Sabe que en el reportaje los materiales vienen de fuera, al contrario de los materiales de la novela que, según él, vienen de dentro. Por eso mismo, sostiene que no es necesario que la construcción de una novela tenga que estar representada en un plano, como un edificio, sino que “una novela se comienza de cualquier forma, a veces por el techo, igual que un sistema filosófico”. Le gusta trascender, además, que el lenguaje no está en nuestra mano, sino nosotros en la suya y nos usa para apretar o aflojar los tornillos de la realidad, como dejó dicho en la citada novela La mujer loca. La ficción, a su entender, aguanta más que la realidad. Y por ello es por lo que lo ficticio y lo real se convierten en su literatura en un fingimiento de verdades paralelas o imaginadas.

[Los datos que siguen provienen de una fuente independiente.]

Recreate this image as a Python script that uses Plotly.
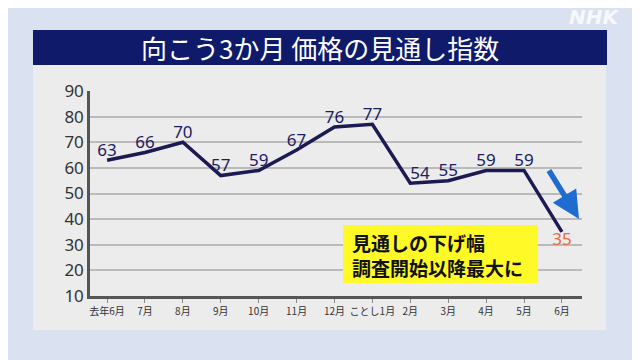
import plotly.graph_objects as go

months = ["去年6月", "7月", "8月", "9月", "10月", "11月", "12月", "ことし1月", "2月", "3月", "4月", "5月", "6月"]
values = [63, 66, 70, 57, 59, 67, 76, 77, 54, 55, 59, 59, 35]
y_ticks = [10, 20, 30, 40, 50, 60, 70, 80, 90]

OFF = 8  # page body margin
W, H = 640 - OFF, 360 - OFF
# plot area in reference pixels
L, R, T, B = 90, 582, 91, 296


def px(x):
    return (x - L) / (R - L)


def py(y):
    return (B - y) / (B - T)


xs = list(range(len(months)))
label_pos = ["top center"] * len(values)
label_pos[8] = "top right"
label_pos[-1] = "bottom center"
label_col = ["#1c2060"] * (len(values) - 1) + ["#e8693c"]

fig = go.Figure()
fig.add_trace(go.Scatter(
    x=xs, y=values, mode="lines+text",
    line=dict(color="#1b1a52", width=3.5),
    text=[str(v) for v in values],
    textposition=label_pos,
    textfont=dict(size=17, color=label_col, family="Noto Sans"),
    cliponaxis=False, hoverinfo="skip", showlegend=False,
))

shapes = [
    # panel
    dict(type="rect", xref="paper", yref="paper", x0=px(33), x1=px(606), y0=py(330), y1=py(65),
         fillcolor="#ececec", line=dict(width=0), layer="below"),
    # title band
    dict(type="rect", xref="paper", yref="paper", x0=px(33), x1=px(607), y0=py(65), y1=py(30),
         fillcolor="#0f1a6b", line=dict(width=0), layer="below"),
    # yellow box
    dict(type="rect", xref="paper", yref="paper", x0=px(343), x1=px(538), y0=py(283), y1=py(225),
         fillcolor="#fff927", line=dict(width=0), layer="above"),
]
fig.update_layout(shapes=shapes)

fig.add_annotation(xref="paper", yref="paper", x=px(320), y=py(47.5), text="向こう3か月 価格の見通し指数",
                   showarrow=False, font=dict(size=26, color="white", family="Noto Sans CJK JP"),
                   xanchor="center", yanchor="middle")
fig.add_annotation(xref="paper", yref="paper", x=px(350), y=py(255),
                   text="<b>見通しの下げ幅<br>調査開始以降最大に</b>",
                   showarrow=False, align="left",
                   font=dict(size=19, color="#111111", family="Noto Sans CJK JP"),
                   xanchor="left", yanchor="middle")
# blue arrow
fig.add_annotation(xref="paper", yref="paper", x=px(579), y=py(219), ax=-31, ay=-50,
                   axref="pixel", ayref="pixel", text="", showarrow=True,
                   arrowhead=2, arrowsize=1.0, arrowwidth=5.5, arrowcolor="#1f6cd1")
# logo
fig.add_annotation(xref="paper", yref="paper", x=px(594), y=py(17), text="<b><i>NHK</i></b>",
                   showarrow=False, font=dict(size=20, color="rgba(255,255,255,0.8)", family="DejaVu Sans"),
                   xanchor="center", yanchor="middle")

fig.update_xaxes(range=[-0.45, 12.53], tickvals=xs, ticktext=months, showgrid=False,
                 showline=True, linecolor="#555555", linewidth=2.5, ticks="outside", ticklen=4,
                 tickcolor="#888888", tickfont=dict(size=10, color="#333333", family="Noto Sans CJK JP"),
                 zeroline=False, fixedrange=True)
fig.update_yaxes(range=[10, 90], tickvals=y_ticks, showgrid=True, gridcolor="#bababa", gridwidth=1.5,
                 showline=True, linecolor="#555555", linewidth=2.5,
                 tickfont=dict(size=17, color="#333333", family="Noto Sans"),
                 zeroline=False, fixedrange=True)

fig.update_layout(width=W, height=H,
                  margin=dict(l=L - OFF, r=W - (R - OFF), t=T - OFF, b=H - (B - OFF)),
                  paper_bgcolor="#dae2f2", plot_bgcolor="rgba(0,0,0,0)")

fig.write_html("out.html")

En Ese imbécil va a escribir una novela entramos en el terreno de la experiencia de la fabulación que tantas veces le ocurre al yo que Millás lleva dentro y fuera que no para de reinventarse. Como suele ocurrir en sus novelas, el lector asiste a una narrativa de provocación deliberada, de ponerle en un brete, en la tarea de dilucidar sobre lo que hay de verdadero y de fingido en su creación artística, todo un desafío. Pero en esta, además, hay una vuelta de tuerca más, un giro en su mapa de obsesiones que transita entre la búsqueda de un extraño reportaje y una singular novela que nos conduce al disfrute de un nuevo brote de su universo literario aún activo, ávido, curioso e inquieto donde encontrar intenciones más profundas de desentrañar la realidad.